# Busting build.prop tweak myths



## Ballocaust (Jun 29, 2011)

Here's a great article that addresses common build.prop tweaks Myth Busters style. Very interesting read. http://www.jeffmixon.com/examining-build-prop-tweaks-for-android-ics-a-comprehensive-guide-part-1/


----------



## Selbowdaeskimo (Jul 29, 2011)

Thanks for the link.

Sent from my ADR6400L using Xparent Blue Tapatalk 2


----------



## JBirdVegas (Jun 11, 2011)

This is a very good write up. Good find.

Well researched and backed with code comments from Google. Lots more people should read this and pay more attention to what mods are really doing to their devices


----------



## solongthemer (Jan 17, 2012)

excellent read thanks. alot of this stuff was unclear on what it actually does via modding the build prop. this was very informative for me.

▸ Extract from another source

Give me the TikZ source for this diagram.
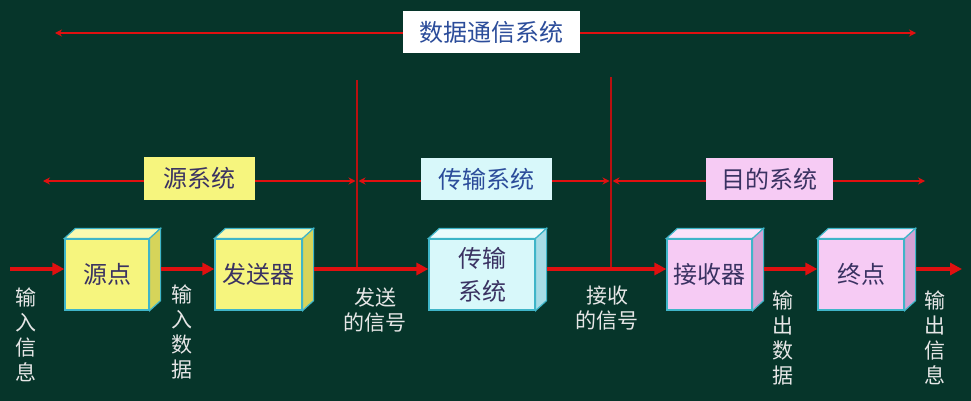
\documentclass[tikz,border=0pt]{standalone}
\usepackage{fontspec}
\setmainfont{Noto Sans CJK SC}
\usetikzlibrary{arrows.meta}
\definecolor{bg}{HTML}{06352A}
\definecolor{lred}{HTML}{E01010}
\definecolor{vred}{HTML}{B81010}
\definecolor{edge}{HTML}{3FB5C8}
\definecolor{yfront}{HTML}{F6F57E}
\definecolor{ytop}{HTML}{FAFAB0}
\definecolor{yside}{HTML}{D6D45A}
\definecolor{cfront}{HTML}{D8F8FA}
\definecolor{ctop}{HTML}{ECFCFD}
\definecolor{cside}{HTML}{A8DCE6}
\definecolor{pfront}{HTML}{F6CBF4}
\definecolor{ptop}{HTML}{FBE3FA}
\definecolor{pside}{HTML}{D4A2D4}
\definecolor{boxtext}{HTML}{3A3262}
\definecolor{bluetext}{HTML}{2B4C9A}
\definecolor{labtext}{HTML}{E6E6E6}
\tikzset{
  front/.style={draw=edge, line width=1.2pt, minimum height=71pt, inner sep=0pt,
    text=boxtext, font=\fontsize{24}{28}\selectfont, align=center},
  flow/.style={draw=lred, line width=4pt, -{Triangle[length=12pt,width=12pt]}},
  thin/.style={draw=lred, line width=2.2pt, {Stealth[length=7pt,width=7pt]}-{Stealth[length=7pt,width=7pt]}},
  vline/.style={draw=vred, line width=1.6pt},
  tag/.style={inner sep=0pt, font=\fontsize{24}{28}\selectfont},
  lab/.style={text=labtext, font=\fontsize{21}{25}\selectfont, align=center, inner sep=0pt},
}
\newcommand\cubefaces[4]{%
  \filldraw[fill=#2, draw=edge, line width=1.2pt] (#1.north west) -- ++(11,-10) -- ([xshift=11pt,yshift=10pt]#1.north east) -- (#1.north east) -- cycle;
  \filldraw[fill=#3, draw=edge, line width=1.2pt] (#1.north east) -- ([xshift=11pt,yshift=10pt]#1.north east) -- ([xshift=11pt,yshift=10pt]#1.south east) -- (#1.south east) -- cycle;
}
\begin{document}
\begin{tikzpicture}[x=1pt,y=-1pt]
\fill[bg] (0,0) rectangle (971,401);
\useasboundingbox (0,0) rectangle (971,401);

% top arrow
\coordinate (tl) at (55,33);
\coordinate (tr) at (916,33);
\draw[thin] (tl) -- (tr);
\node[tag, fill=white, text=bluetext, minimum width=177pt, minimum height=42pt] (dcs) at (491.5,32) {数据通信系统};

% vertical dividers
\coordinate (v1) at (357,80);
\coordinate (v2) at (611,77);
\coordinate (in) at (10,269);
\coordinate (out) at (962,269);
\draw[vline] (v1) -- (v1 |- in);
\draw[vline] (v2) -- (v2 |- in);

% sub-system arrows
\coordinate (s1) at (43,181);
\coordinate (s2) at (925,181);
\draw[thin] (s1) -- ([xshift=-1.5pt]v1 |- s1);
\draw[thin] ([xshift=1.5pt]v1 |- s1) -- ([xshift=-1.5pt]v2 |- s1);
\draw[thin] ([xshift=1.5pt]v2 |- s1) -- (s2);
\node[tag, fill=yfront, text=boxtext, minimum width=111pt, minimum height=43pt] (srcsys) at (199.5,178.5) {源系统};
\node[tag, fill=cfront, text=bluetext, minimum width=131pt, minimum height=42pt] (trsys) at (486.5,179) {传输系统};
\node[tag, fill=pfront, text=boxtext, minimum width=127pt, minimum height=42pt] (dstsys) at (769.5,179) {目的系统};

% cubes
\node[front, fill=yfront, minimum width=84pt] (src) at (107,274.5) {源点};
\cubefaces{src}{ytop}{yside}{}
\node[front, fill=yfront, minimum width=87pt] (tx) at (258.5,274.5) {发送器};
\cubefaces{tx}{ytop}{yside}{}
\node[front, fill=cfront, minimum width=106pt] (trans) at (482,274.5) {传输\\[5pt]系统};
\cubefaces{trans}{ctop}{cside}{}
\node[front, fill=pfront, minimum width=85pt] (rx) at (709.5,274.5) {接收器};
\cubefaces{rx}{ptop}{pside}{}
\node[front, fill=pfront, minimum width=86pt] (dst) at (861,274.5) {终点};
\cubefaces{dst}{ptop}{pside}{}

% flow arrows
\draw[flow] (in) -- ([yshift=5.5pt]src.west);
\draw[flow] ([xshift=11pt,yshift=5.5pt]src.east) -- ([yshift=5.5pt]tx.west);
\draw[flow] ([xshift=11pt,yshift=5.5pt]tx.east) -- ([yshift=5.5pt]trans.west);
\draw[flow] ([xshift=11pt,yshift=5.5pt]trans.east) -- ([yshift=5.5pt]rx.west);
\draw[flow] ([xshift=11pt,yshift=5.5pt]rx.east) -- ([yshift=5.5pt]dst.west);
\draw[flow] ([xshift=11pt,yshift=5.5pt]dst.east) -- (out);

% labels
\node[lab] (l1) at (26,335) {输\\入\\信\\息};
\node[lab] (l2) at (182,331.5) {输\\入\\数\\据};
\node[lab] (l3) at (375,310) {发送\\的信号};
\node[lab] (l4) at (607,308) {接收\\的信号};
\node[lab] (l5) at (783,338) {输\\出\\数\\据};
\node[lab] (l6) at (935,337.5) {输\\出\\信\\息};
\end{tikzpicture}
\end{document}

Sent from my Galaxy Nexus using Tapatalk 2


----------



## drcmda (Feb 25, 2012)

thanks for linking, it was a good read. i have never noticed any differences myself and i would find it hard to believe that google is so stupid that they dont configure their devices correctly. i had to laugh when i read some of these descriptions behind these props thinking of all the snakeoil sellers using them. i know i have seen cooks stating that 1000 max_events_per_second will transform the device magically into a rocket.


----------